Spousal rollover – Slott report QA of 8/3/23



  • Q:   If I have the beneficiaries on my IRA listed as my wife (50%) and two children over 21 (50%), is my wife still able to move her half of the IRA into her existing IRA when I am gone?  Or does having the adult children as partial beneficiaries inhibit her ability to do a spousal rollover to combine it with her existing IRA?
  • A:  As long as your IRA is timely split after your death, your wife will still be able to complete a spousal rollover into her own IRA. This is often referred to as “separate accounting.” The deadline for your beneficiaries to set up separate inherited IRA accounts is December 31 of the year after your year of death. If that happens, your wife can do a spousal rollover. However, if this deadline is missed, your wife would not be permitted to do a spousal rollover and would be required to maintain the account as an inherited IRA.
  1. I disagree with that last sentence indicating the spouse will be stuck with an inherited IRA forever. The new spousal rollover limitations have received minimal attention, but they are significant due to the new imposition of a time limit of the later of the year the surviving spouse reaches 72  (now 73 with Secure 2.0) or the end of the year following their spouse’s death. Per p 254 of the proposed Secure Act Regs, this time limit also applies to the situations when the sole surviving spouse would default into ownership status by failing to take a beneficiary RMD.
  2. But missing this deadline for election to assume ownership only eliminates that option. Since the surviving spouse can still take a distribution from the inherited IRA and do a 60 day rollover (if they have one available) to their own IRA of any amount in excess of the inherited IRA RMD for that year, they can still complete the spousal rollover, albeit using this less favorable method of completing the spousal rollover. One of the reasons this is less favorable is that the inherited IRA RMD will be significantly higher than the Uniform Table RMD that would have applied had the election been possible. Main point is that the “spousal rollover” can be done by actual rollover as well as assumption. The actual rollover is not time restricted.
  3. I view this as troublesome for aged surviving spouses, since they have lost the favorable default provisions if they miss the deadline, which could be little more than a year after their spouse passed. Some may not even have a rollover available before that deadline as they may be have used a rollover in the prior 12 months. So this is yet another example of Congress applying a complex and uncalled for restriction in order to modestly accelerate tax revenue. Historically, surviving spouse have received very favorable treatment under the RMD rules, but now it is being clawed back. 
  4. The existing regulations are still effective prior to finalization of the proposed new Regs. Therefore, surviving spouses might want to assume ownership soon before the proposed Regs become final. There are plenty of issues in the proposed Regs beyond the main issue of annual RMDs within the 10 year rule.

   



I noticed the same error on the day that it was published.  I was waiting to see if anyone else noticed and posted.  The ability to do a rollover to the surviving spouse’s IRA after the deadline to assume ownership is explicitly stated in the discussion included with the proposed regs.
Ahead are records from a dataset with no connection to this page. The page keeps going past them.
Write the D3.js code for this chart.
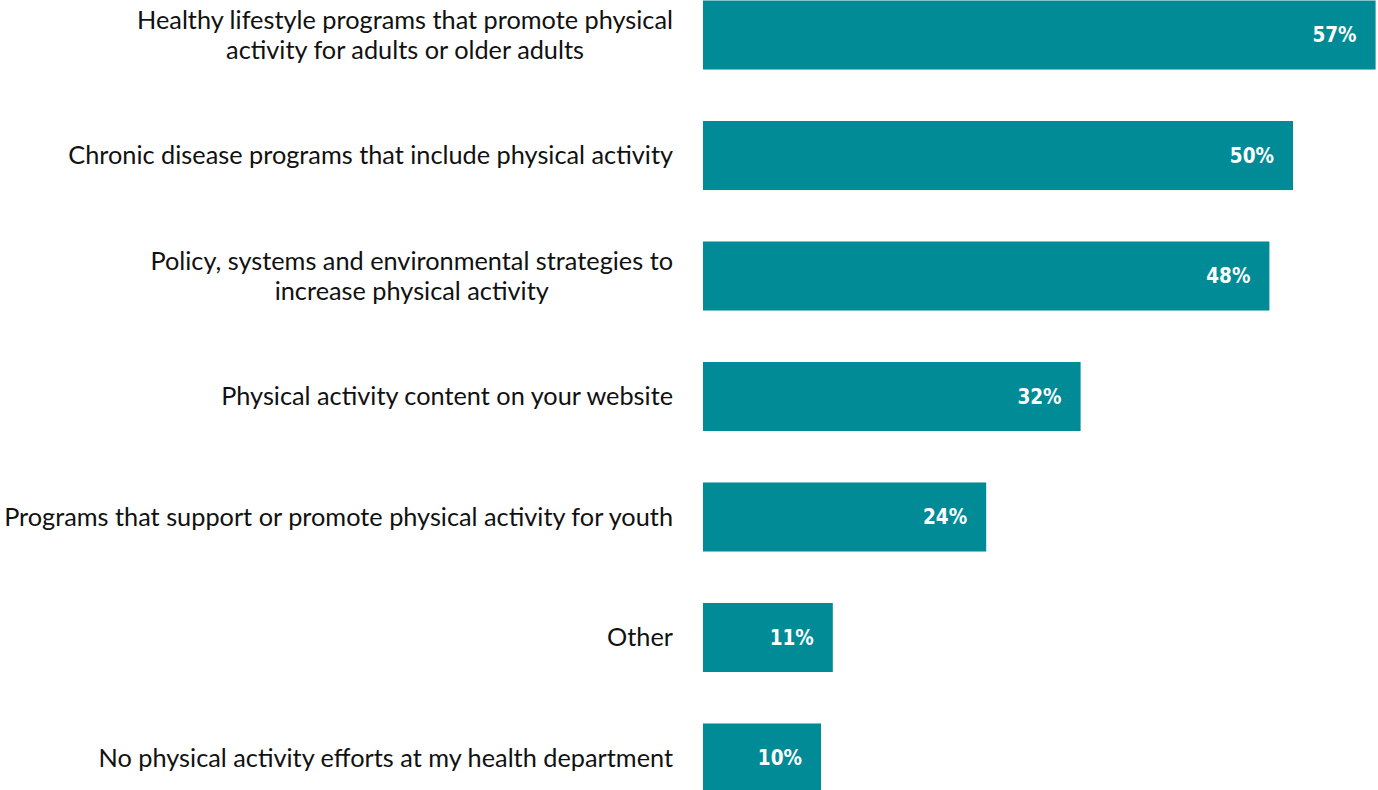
<!DOCTYPE html>
<html>
<head>
<meta charset="utf-8">
<script src="https://cdn.jsdelivr.net/npm/d3@7"></script>
<style>
  html, body { margin: 0; padding: 0; background: #fff; }
  svg { display: block; }
</style>
</head>
<body>
<svg id="chart" width="1378" height="790"></svg>
<script>
// Physical activity efforts reported by health departments
const categories = [
  ["Healthy lifestyle programs that promote physical", "activity for adults or older adults"],
  ["Chronic disease programs that include physical activity"],
  ["Policy, systems and environmental strategies to", "increase physical activity"],
  ["Physical activity content on your website"],
  ["Programs that support or promote physical activity for youth"],
  ["Other"],
  ["No physical activity efforts at my health department"]
];
const values = [57, 50, 48, 32, 24, 11, 10];
const valueLabels = ["57%", "50%", "48%", "32%", "24%", "11%", "10%"];

const W = 1378, H = 790;
const svg = d3.select("#chart");

const keys = categories.map((c, i) => i);
const y = d3.scaleBand()
  .domain(keys)
  .range([0.5, 792.5])
  .paddingInner(0.427)
  .paddingOuter(0);

const x = d3.scaleLinear().domain([0, 60]).range([703, 703 + 708]);

const barColor = "#008b96";

// Bars
svg.append("g").selectAll("rect")
  .data(values)
  .join("rect")
  .attr("x", x(0))
  .attr("y", (d, i) => y(i))
  .attr("width", d => x(d) - x(0))
  .attr("height", y.bandwidth())
  .attr("fill", barColor);

// Value labels inside bar ends
svg.append("g").selectAll("text")
  .data(values)
  .join("text")
  .attr("x", d => x(d) - 19)
  .attr("y", (d, i) => y(i) + y.bandwidth() / 2)
  .attr("dy", "0.36em")
  .attr("text-anchor", "end")
  .attr("fill", "#fff")
  .attr("font-family", "'DejaVu Sans Condensed', 'DejaVu Sans', sans-serif")
  .attr("font-stretch", "condensed")
  .attr("font-weight", "bold")
  .attr("font-size", 20.5)
  .text((d, i) => valueLabels[i]);

// Category labels: each block centred line-by-line, right edge next to the axis
const labelFont = "Lato, 'Noto Sans', sans-serif";
const labelSize = 25.3;
const lineH = 29.5;
const labelRight = 673;
const g = svg.append("g")
  .attr("font-family", labelFont)
  .attr("font-size", labelSize)
  .attr("fill", "#111");

categories.forEach((lines, i) => {
  const cy = y(i) + y.bandwidth() / 2;
  const t = g.append("text").attr("text-anchor", "middle");
  const spans = lines.map((ln, j) => t.append("tspan")
    .attr("y", cy + (j - (lines.length - 1) / 2) * lineH)
    .attr("dy", "0.35em")
    .text(ln));
  const widest = d3.max(spans, s => s.node().getComputedTextLength());
  spans.forEach(s => s.attr("x", labelRight - widest / 2));
});
</script>
</body>
</html>
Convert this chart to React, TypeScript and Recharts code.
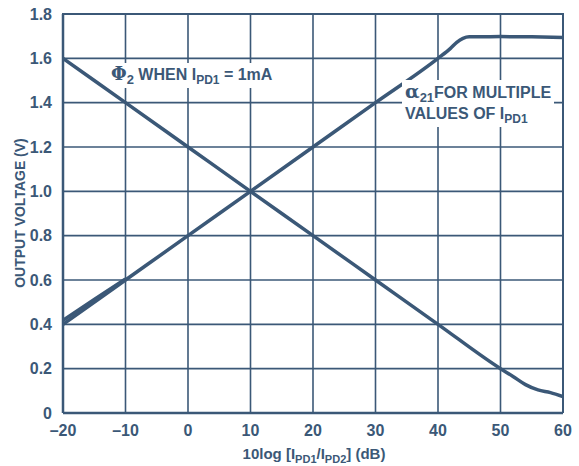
import { LineChart, Line, XAxis, YAxis, CartesianGrid } from 'recharts';

const INK = '#3b5877';
const FONT = '"Liberation Sans", Arial, sans-serif';

const xTicks = [-20, -10, 0, 10, 20, 30, 40, 50, 60];
const yTicks = [0, 0.2, 0.4, 0.6, 0.8, 1.0, 1.2, 1.4, 1.6, 1.8];

// phi2 when Ipd1 = 1mA
const phiX = [-20, -10, 0, 10, 20, 30, 40, 50, 52, 54, 56, 58, 60];
const phiY = [1.6, 1.4, 1.2, 1.0, 0.8, 0.6, 0.4, 0.2, 0.165, 0.128, 0.104, 0.092, 0.074];

// alpha21 for multiple values of Ipd1
const alphaX = [-20, -10, 0, 10, 20, 30, 40, 42, 43, 44, 45, 50, 55, 60];
const alphaY = [0.4, 0.6, 0.8, 1.0, 1.2, 1.4, 1.6, 1.645, 1.672, 1.69, 1.697, 1.698, 1.697, 1.694];

// second trace that splits off near the left end
const alphaX2 = [-20, -15, -10];
const alphaY2 = [0.418, 0.512, 0.605];

const phiData = phiX.map((x, i) => ({ x, y: phiY[i] }));
const alphaData = alphaX.map((x, i) => ({ x, y: alphaY[i] }));
const alphaData2 = alphaX2.map((x, i) => ({ x, y: alphaY2[i] }));

const tickStyle = { fill: INK, fontSize: 16, fontWeight: 700, fontFamily: FONT };
const labelStyle: React.CSSProperties = {
  position: 'absolute',
  color: INK,
  fontFamily: FONT,
  fontWeight: 700,
  whiteSpace: 'nowrap',
  background: '#fff',
  lineHeight: 1,
};

export default function App() {
  return (
    <div style={{ position: 'absolute', left: 0, top: 0, width: 579, height: 466, background: '#fff' }}>
      <LineChart width={579} height={466} margin={{ top: 14, right: 16, bottom: 0, left: 0 }}>
        <CartesianGrid stroke={INK} strokeWidth={1.6} horizontalValues={yTicks} verticalValues={xTicks} />
        <XAxis
          type="number"
          dataKey="x"
          domain={[-20, 60]}
          ticks={xTicks}
          height={53}
          tickLine={false}
          axisLine={{ stroke: INK, strokeWidth: 2.5 }}
          tick={tickStyle}
          tickMargin={6}
          tickFormatter={(v: number) => String(v).replace('-', '\u2013')}
          allowDataOverflow
        />
        <YAxis
          type="number"
          domain={[0, 1.8]}
          ticks={yTicks}
          width={63}
          tickLine={false}
          axisLine={{ stroke: INK, strokeWidth: 2.5 }}
          tick={tickStyle}
          tickMargin={5}
          tickFormatter={(v: number) => (v === 0 ? '0' : v.toFixed(1))}
          allowDataOverflow
        />
        <Line data={alphaData2} dataKey="y" stroke={INK} strokeWidth={3.5} dot={false} isAnimationActive={false} />
        <Line data={alphaData} dataKey="y" type="monotone" stroke={INK} strokeWidth={3.5} dot={false} isAnimationActive={false} />
        <Line data={phiData} dataKey="y" type="monotone" stroke={INK} strokeWidth={3.5} dot={false} isAnimationActive={false} />
      </LineChart>

      {/* top + right frame */}
      <div style={{ position: 'absolute', left: 62, top: 13, width: 501, height: 0, borderTop: `2.5px solid ${INK}` }} />
      <div style={{ position: 'absolute', left: 562, top: 13, width: 0, height: 400, borderLeft: `2.5px solid ${INK}` }} />

      <div style={{ ...labelStyle, left: 109, top: 63, fontSize: 16, padding: '2px 2px' }}>
        <span style={{ fontFamily: '"DejaVu Serif", serif', fontSize: 18 }}>Φ</span>
        <sub style={{ fontSize: 13 }}>2</sub> WHEN I<sub style={{ fontSize: 12 }}>PD1</sub> = 1mA
      </div>

      <div style={{ ...labelStyle, left: 402, top: 80, fontSize: 16, padding: '2px 3px' }}>
        <span style={{ fontFamily: '"DejaVu Serif", serif', fontSize: 19 }}>α</span>
        <sub style={{ fontSize: 13 }}>21</sub>FOR MULTIPLE
        <div style={{ marginTop: 2 }}>
          VALUES OF I<sub style={{ fontSize: 12 }}>PD1</sub>
        </div>
      </div>

      <div
        style={{
          position: 'absolute',
          left: 20,
          top: 213,
          transform: 'translate(-50%, -50%) rotate(-90deg)',
          color: INK,
          fontFamily: FONT,
          fontWeight: 700,
          fontSize: 14,
          whiteSpace: 'nowrap',
        }}
      >
        OUTPUT VOLTAGE (V)
      </div>

      <div
        style={{
          position: 'absolute',
          left: 314,
          top: 446,
          transform: 'translateX(-50%)',
          color: INK,
          fontFamily: FONT,
          fontWeight: 700,
          fontSize: 15,
          whiteSpace: 'nowrap',
          lineHeight: 1,
        }}
      >
        10log [I<sub style={{ fontSize: 11 }}>PD1</sub>/I<sub style={{ fontSize: 11 }}>PD2</sub>] (dB)
      </div>
    </div>
  );
}
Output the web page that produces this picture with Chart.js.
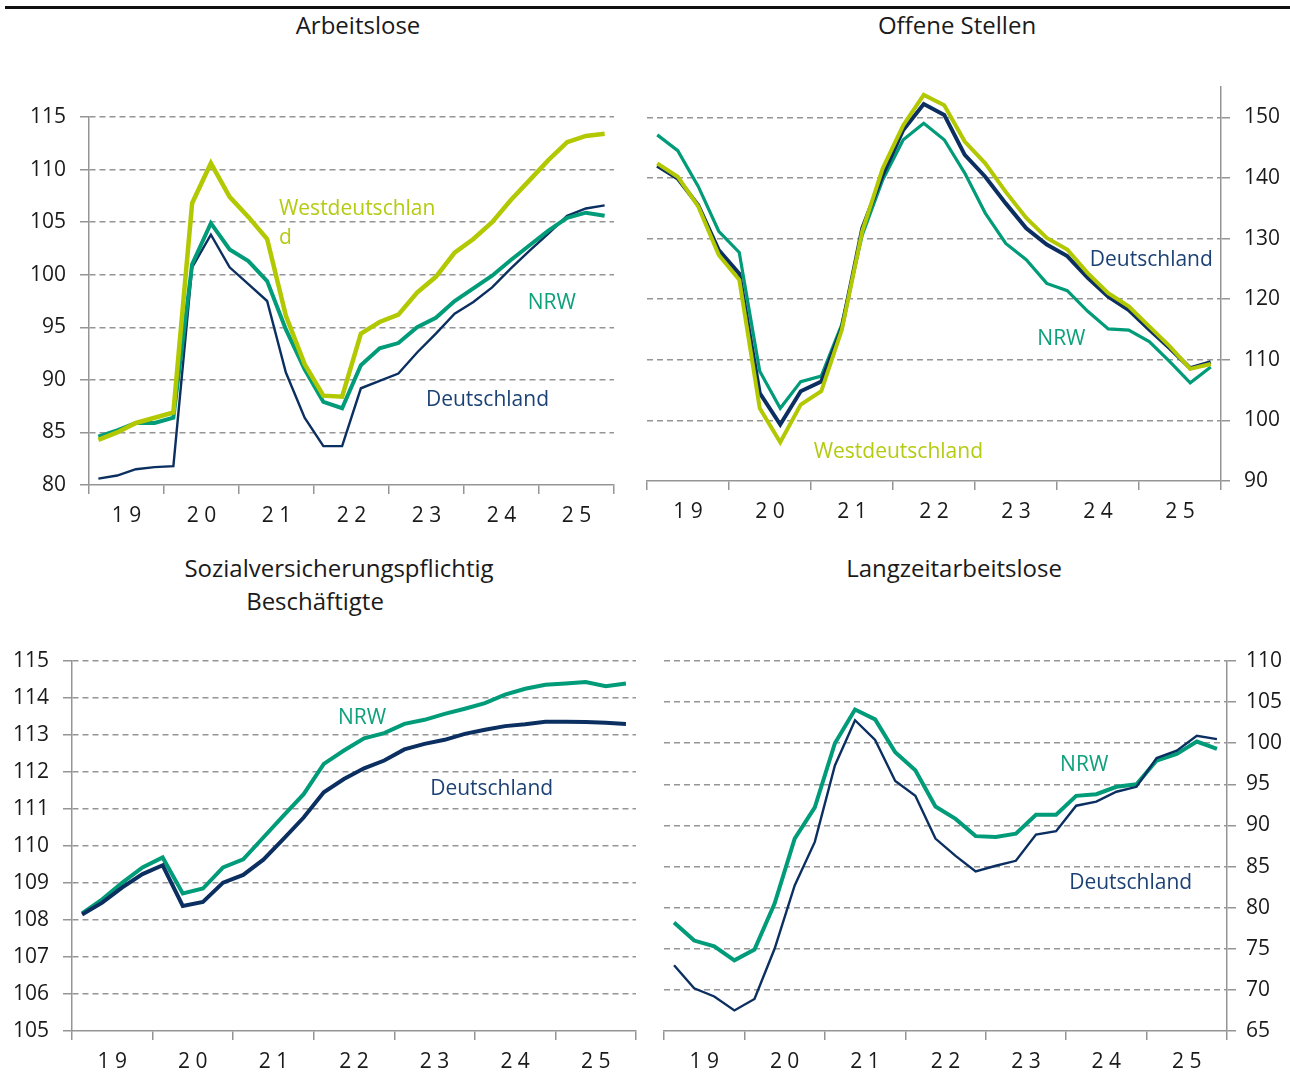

  • Thanks. The second QA in that same 8/3 Report may also be subject to question. The answer is copied next:
  • “Since you are inheriting an inherited an IRA, that makes you a successor beneficiary. I will assume your sister was taking stretch required minimum distribution (RMD) payments from the inherited IRA based on her own single life expectancy. As a successor, you will continue this exact same RMD schedule, using the same RMD factor that your sister was using. Essentially, you will step into her shoes for future RMD payments. Additionally, since you are a successor beneficiary, the 10-year rule also applies. So, continue RMD payments in years 1 – 9, but the account must be emptied by the tenth year after the year your sister’s death.”
  • There was another Slott report in the spring that highlighted the need for successor beneficiaries to determine the RBD status of the original owner. It stated that the LE RMDs being taken by the designated beneficiary must be continued ONLY if the owner passed post RBD. Looking through the proposed Regs, there is a clear example stating that the successor must continue the RMD schedule, but that example was in the death post RBD section. So does ALAR only apply to RMDs being taken by the owner?


I think that the earlier Slot Report was accurate in saying that the need to take annual RMDs is based on whether the original owner died pre-RBD or post-RBD because the ALAR requirement is in section 401(a)(9)(B)(i) which applies when the *employee* dies post-RBD.  I don’t think that there is any guidance anywhere that bases the ALAR requirement on anything about how the original beneficiary was taking distributions.